- WRITTEN REQUEST
Repeat, exactly and in full, the lines of the listing below, but without any pictures.
## Start DATA BLOCK
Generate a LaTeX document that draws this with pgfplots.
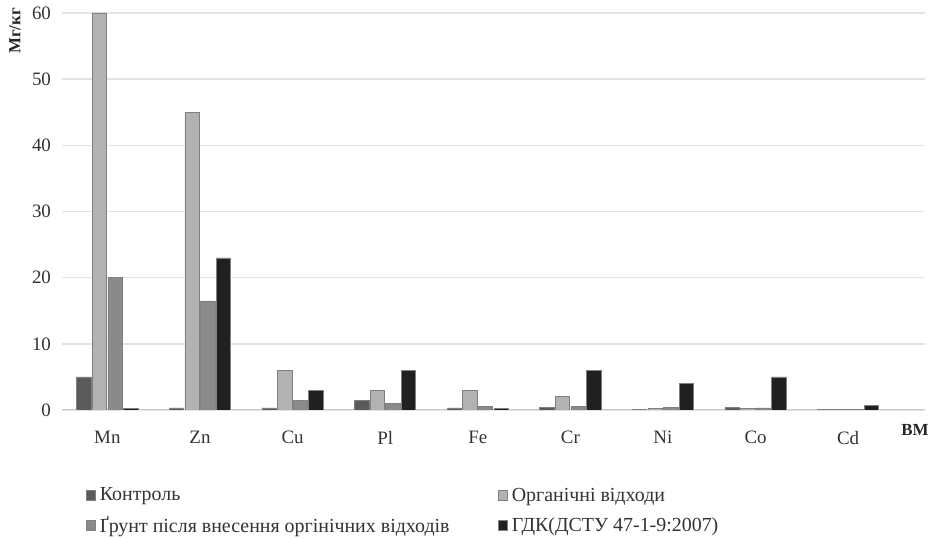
\documentclass[border=0pt]{standalone}
\usepackage{fontspec}
\setmainfont{Liberation Serif}
\usepackage{pgfplots}
\pgfplotsset{compat=1.18}
\definecolor{kontrol}{HTML}{5A5A5A}
\definecolor{organic}{HTML}{B2B2B2}
\definecolor{grunt}{HTML}{8A8A8A}
\definecolor{gdk}{HTML}{202020}
\definecolor{gridc}{HTML}{E4E4DE}

\pgfplotstableread{
x  kontrol organic grunt gdk
0  5.0     60.0    20.0  0.2
1  0.3     45.0    16.5  23.0
2  0.3     6.0     1.5   3.0
3  1.5     3.0     1.0   6.0
4  0.3     3.0     0.5   0.2
5  0.4     2.0     0.5   6.0
6  0.1     0.2     0.4   4.0
7  0.4     0.2     0.3   5.0
8  0.1     0.1     0.1   0.7
}\metals

\begin{document}
\begin{tikzpicture}
\begin{axis}[
    scale only axis,
    width=431.5bp, height=198.5bp,
    ybar=0.6bp, bar width=7.2bp,
    xmin=-0.49, xmax=8.83,
    ymin=0, ymax=60,
    ytick={0,10,...,60},
    xtick=data,
    xticklabels={Mn,Zn,Cu,Pl,Fe,Cr,Ni,Co,Cd},
    major tick length=0pt,
    axis line style={draw=none},
    ymajorgrids, grid style={gridc, line width=0.8pt},
    tick label style={font=\fontsize{9.5}{11}\selectfont, text=black!80},
    xticklabel style={yshift=-7bp},
    yticklabel style={xshift=-2bp},
    /pgf/number format/assume math mode=true,
    ylabel={Мг/кг},
    ylabel style={at={(rel axis cs:0,1)}, anchor=center, xshift=-9bp, yshift=23.5bp, font=\bfseries\fontsize{8.5}{10}\selectfont, text=black!85},
    xlabel={ВМ},
    xlabel style={at={(rel axis cs:1,0)}, anchor=center, xshift=-5bp, yshift=-10bp, font=\bfseries\fontsize{8.5}{10}\selectfont, text=black!85},
    legend columns=2,
    legend cell align=left,
    legend style={at={(axis description cs:0.02,-0.175)}, anchor=north west, draw=none,
        font=\fontsize{10}{12}\selectfont, text=black!80,
        /tikz/every even column/.append style={column sep=22bp}, row sep=2bp},
    legend image code/.code={\fill[#1] (0bp,-2.2bp) rectangle (4.8bp,2.6bp);},
    every axis plot/.append style={draw=black!50, line width=0.3pt},
]
\draw[black!20, line width=2.2pt] ([yshift=-0.8bp]rel axis cs:0,0) -- ([yshift=-0.8bp]rel axis cs:1,0);
\addplot[fill=kontrol] table[x=x, y=kontrol] {\metals};
\addplot[fill=organic] table[x=x, y=organic] {\metals};
\addplot[fill=grunt] table[x=x, y=grunt] {\metals};
\addplot[fill=gdk] table[x=x, y=gdk] {\metals};
\legend{Контроль, Органічні відходи, Ґрунт після внесення оргінічних відходів, ГДК(ДСТУ 47-1-9:2007)}
\coordinate (ll) at (rel axis cs:0,0);
\coordinate (ur) at (rel axis cs:1,1);
\end{axis}
\pgfresetboundingbox
\path ([xshift=-31bp,yshift=-64.5bp]ll) rectangle ([xshift=3bp,yshift=6.5bp]ur);
\end{tikzpicture}
\end{document}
## End DATA BLOCK
- CORRECT RESULT
Generate a LaTeX document that draws this with pgfplots.
\documentclass[border=0pt]{standalone}
\usepackage{fontspec}
\setmainfont{Liberation Serif}
\usepackage{pgfplots}
\pgfplotsset{compat=1.18}
\definecolor{kontrol}{HTML}{5A5A5A}
\definecolor{organic}{HTML}{B2B2B2}
\definecolor{grunt}{HTML}{8A8A8A}
\definecolor{gdk}{HTML}{202020}
\definecolor{gridc}{HTML}{E4E4DE}

\pgfplotstableread{
x  kontrol organic grunt gdk
0  5.0     60.0    20.0  0.2
1  0.3     45.0    16.5  23.0
2  0.3     6.0     1.5   3.0
3  1.5     3.0     1.0   6.0
4  0.3     3.0     0.5   0.2
5  0.4     2.0     0.5   6.0
6  0.1     0.2     0.4   4.0
7  0.4     0.2     0.3   5.0
8  0.1     0.1     0.1   0.7
}\metals

\begin{document}
\begin{tikzpicture}
\begin{axis}[
    scale only axis,
    width=431.5bp, height=198.5bp,
    ybar=0.6bp, bar width=7.2bp,
    xmin=-0.49, xmax=8.83,
    ymin=0, ymax=60,
    ytick={0,10,...,60},
    xtick=data,
    xticklabels={Mn,Zn,Cu,Pl,Fe,Cr,Ni,Co,Cd},
    major tick length=0pt,
    axis line style={draw=none},
    ymajorgrids, grid style={gridc, line width=0.8pt},
    tick label style={font=\fontsize{9.5}{11}\selectfont, text=black!80},
    xticklabel style={yshift=-7bp},
    yticklabel style={xshift=-2bp},
    /pgf/number format/assume math mode=true,
    ylabel={Мг/кг},
    ylabel style={at={(rel axis cs:0,1)}, anchor=center, xshift=-9bp, yshift=23.5bp, font=\bfseries\fontsize{8.5}{10}\selectfont, text=black!85},
    xlabel={ВМ},
    xlabel style={at={(rel axis cs:1,0)}, anchor=center, xshift=-5bp, yshift=-10bp, font=\bfseries\fontsize{8.5}{10}\selectfont, text=black!85},
    legend columns=2,
    legend cell align=left,
    legend style={at={(axis description cs:0.02,-0.175)}, anchor=north west, draw=none,
        font=\fontsize{10}{12}\selectfont, text=black!80,
        /tikz/every even column/.append style={column sep=22bp}, row sep=2bp},
    legend image code/.code={\fill[#1] (0bp,-2.2bp) rectangle (4.8bp,2.6bp);},
    every axis plot/.append style={draw=black!50, line width=0.3pt},
]
\draw[black!20, line width=2.2pt] ([yshift=-0.8bp]rel axis cs:0,0) -- ([yshift=-0.8bp]rel axis cs:1,0);
\addplot[fill=kontrol] table[x=x, y=kontrol] {\metals};
\addplot[fill=organic] table[x=x, y=organic] {\metals};
\addplot[fill=grunt] table[x=x, y=grunt] {\metals};
\addplot[fill=gdk] table[x=x, y=gdk] {\metals};
\legend{Контроль, Органічні відходи, Ґрунт після внесення оргінічних відходів, ГДК(ДСТУ 47-1-9:2007)}
\coordinate (ll) at (rel axis cs:0,0);
\coordinate (ur) at (rel axis cs:1,1);
\end{axis}
\pgfresetboundingbox
\path ([xshift=-31bp,yshift=-64.5bp]ll) rectangle ([xshift=3bp,yshift=6.5bp]ur);
\end{tikzpicture}
\end{document}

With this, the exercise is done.